Member of the New South Wales Legislative Council
- Incumbent
- Assumed office 19 September 2024
- Preceded by: Bronnie Taylor
- In office 24 February 2022 – 3 March 2023
- Preceded by: Trevor Khan

Personal details
- Party: The Nationals
- Spouse: Maryanne Hawthorn
- Education: Hawkesbury Agricultural College
- Occupation: Journalist

= Scott Barrett (politician) =

Australian politician

Scott James Barrett is an Australian politician. He was appointed to the New South Wales Legislative Council on 24 February 2022 to fill the casual vacancy caused by the resignation of Trevor Khan. He is a member of the National Party.

==Early life and career==
Barrett was born and raised in the Central West region, and attended Sydney Church of England Grammar School. He then attended Hawkesbury Agricultural College where he completed a Bachelor Systems Agriculture and served as President of the Hawkesbury Student Union.
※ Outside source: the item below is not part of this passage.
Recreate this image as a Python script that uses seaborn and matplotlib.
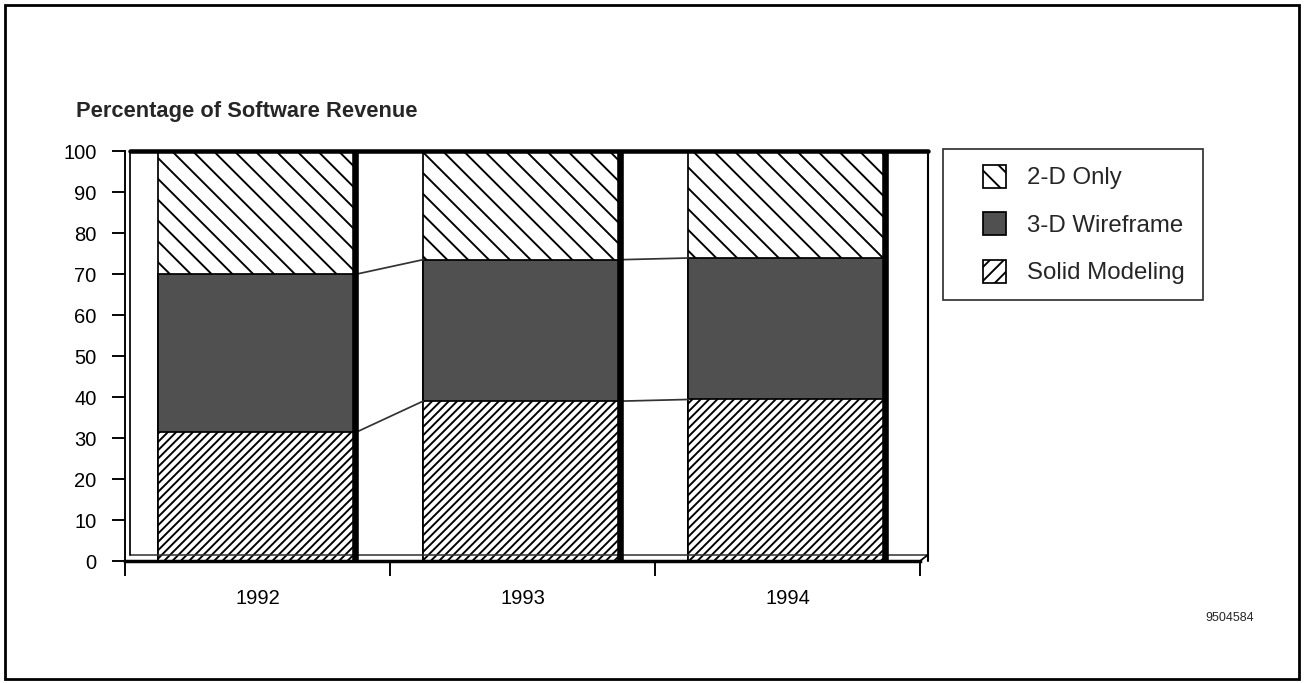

Barrett then worked as a presenter and reporter with ABC Radio in north-west Queensland and then served as a media adviser for federal Katter's Australia Party MP Bob Katter between 2008 and 2010. He then joined the National Party and worked as a party campaign manager in the Division of Hunter at the 2013 federal election, and as a regional co-ordinator for the party in 2014. He then worked as a policy adviser for the Baird government.

Barrett was also a charity manager and had worked overseas for charities. He was the NSW state manager for charity group GIVIT, which provided drought, flood and bushfire relief.

==Political career==
Barrett ran for the National Party in the Orange by-election in 2016 but was not elected.

Following the resignation of Trevor Khan in January 2022, Barrett was selected by the National Party to fill the casual vacancy caused by Khan's resignation. He was appointed by a joint sitting of the New South Wales parliament on 24 February 2022. In March 2022, Barrett was appointed as Deputy Government Whip in the Legislative Council, serving in the role until his defeat at the 2023 election.

In September 2024 Barrett was appointed to the Legislative Council to fill the casual vacancy left by Bronnie Taylor.